I’ll never miss Pittsburgh traffic, though. The numerous tunnels and bridges in and out of the city makes driving feel like a real-life game of Mario Kart. I’m a pretty easygoing guy, but stick me in Pittsburgh’s rush hour traffic and I’m liable to snap, stomping across the hoods and roofs of cars, smashing windshields with my fists, and climbing to the highest point nearby with a hostage on my hip. I’ve been meaning to ask my friend in urban planning how the hell traffic still happens despite our brightest minds continuously working toward building the city of tomorrow. Is it just chalked up to chance, or is it an accepted outcome like typos are for writers? At least typos don’t lead to mayhem and aneurysms. Well, maybe sometimes.


Anyway, another year comes to a close as I write this, and it’ll be nice to again share it with loved ones back home.

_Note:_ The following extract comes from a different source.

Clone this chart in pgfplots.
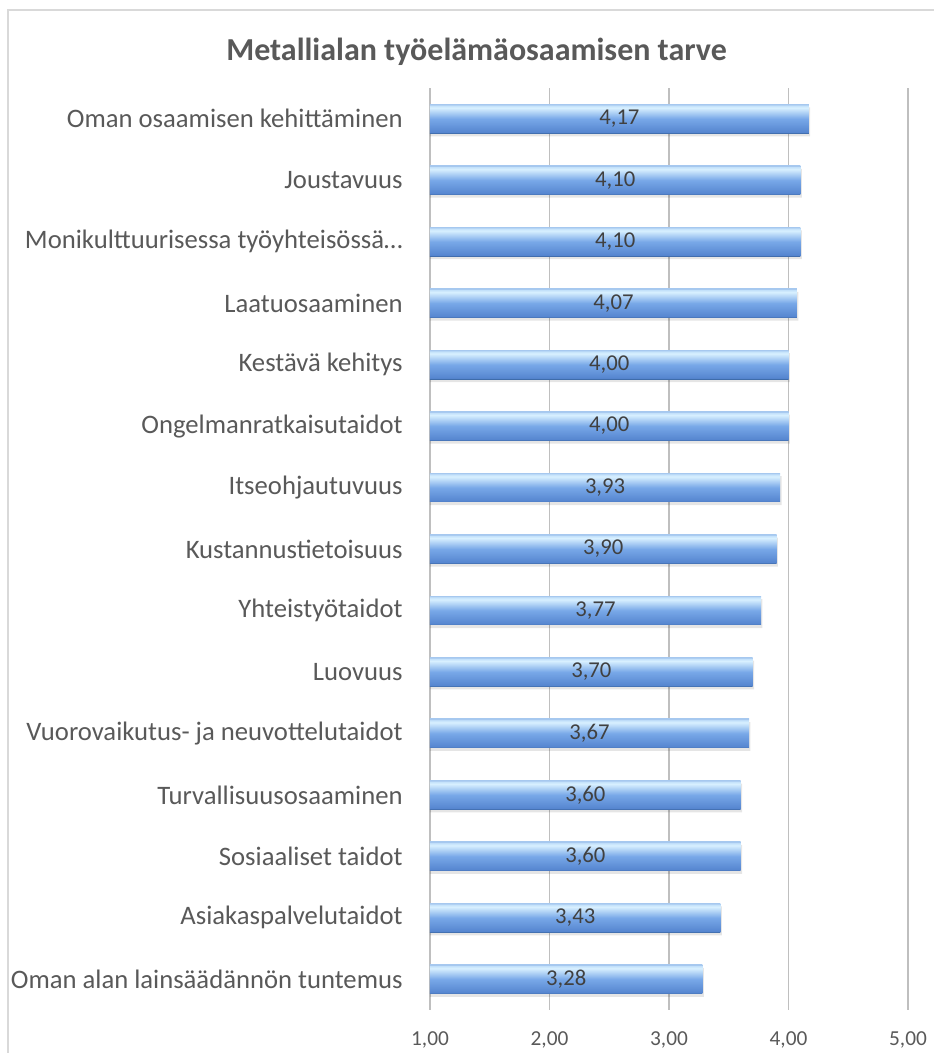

As for my end-of-year thoughts this time around, here it is: It’s been a decade of dead ends and deterrents, broken hearts and brain farts. Thank Lemmy it’s all in the past.


To think, I’ll be 40 by the end of the next decade. A friend told me that your late 20s and early 30s is an important time in figuring out who you truly are in accordance with the planetary alignment and stars. I told her that those stars she bases her life around have most likely been dead for longer than she’s been alive, and we’re just down here creating some sort of meaning out of the night sky’s nonsense in acting like we can read the stars’ twinkling shadows, but I understood her point.